The SOX experiment aimed at the complete confirmation or at a clear disproof of the so-called neutrino anomalies, a set of circumstantial evidences of electron neutrino disappearance observed at LSND, MiniBooNE, with nuclear reactors and with solar neutrino Gallium detectors. If successful, SOX would demonstrate the existence of sterile neutrino components and open a brand new era in fundamental particle physics and cosmology. A solid signal would mean the discovery of the first particles beyond the Standard Electroweak Model and would have profound implications in our understanding of the Universe and of fundamental particle physics. In case of a negative result, it would be able to close a long-standing debate about the reality of the neutrino anomalies, would probe the existence of new physics in low energy neutrino interactions, would provide a measurement of neutrino magnetic moment, Weinberg angle and other basic physical parameters; and would yield a superb energy calibration for Borexino which will be very beneficial for future high-precision solar neutrino measurements.

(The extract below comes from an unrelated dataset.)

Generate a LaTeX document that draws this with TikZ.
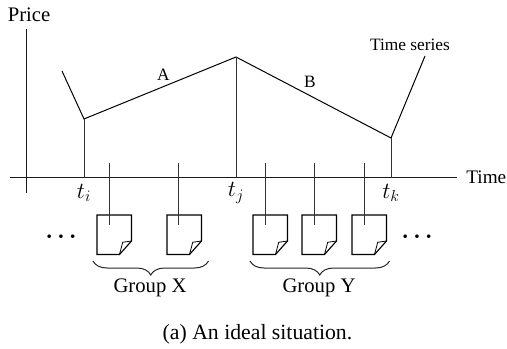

SOX was envisioned to use a powerful and innovative antineutrino generator made of Ce-144/Pr-144, and possibly a later Cr-51 neutrino generator, which would require a much shorter data-taking campaign. These generators would be located at short distance from the Borexino detector -under it, in fact: in a pit built ex-profeso before the detector was erected, with the idea it could be used for the insertion of such radioactive sources- and would yield tens of thousands of clean neutrino interactions in the internal volume of the Borexino detector. A high precision twin-calorimetry campaign would be carried out before deployment in the pit, at the end of data-taking and possibly at some point during the experimental run, in order to provide an independent precise measurement of the source's activity, in order to accomplish a low-uncertainty rate analysis. Shape analyses for the source's antineutrino signal have also been developed in order to increase the experiment's sensitivity, covering the whole high-significance "anomaly" phase space that is still left where light sterile neutrinos could lie in.

SOX cancelled

The experiment was expected to start in the first half of 2018 and take data for about two years. In October 2017, an end-to-end "blank" transport test was carried out successfully at the Borexino site in LNGS, in order to clear out final regulatory permissions for the start of the experiment, ahead of the arrival of the source. Technical problems during the fabrication in Mayak PA of the cerium oxide for CeSOX's antineutrino generator were disclosed in late 2017. These problems meant the generator would not be able to provide the necessary amount of antineutrinos, by a factor of 3, and prompted a review of the project and its eventual starting date. By early February 2018, the CeSOX project was officially cancelled by CEA and INFN due to the radioactive source production problem, and Borexino's 2018-19 goals were reoriented toward achieving higher detector stability and, with it, increased radiopurity, in order to push for higher precision solar neutrino results, with special emphasis on CNO neutrinos.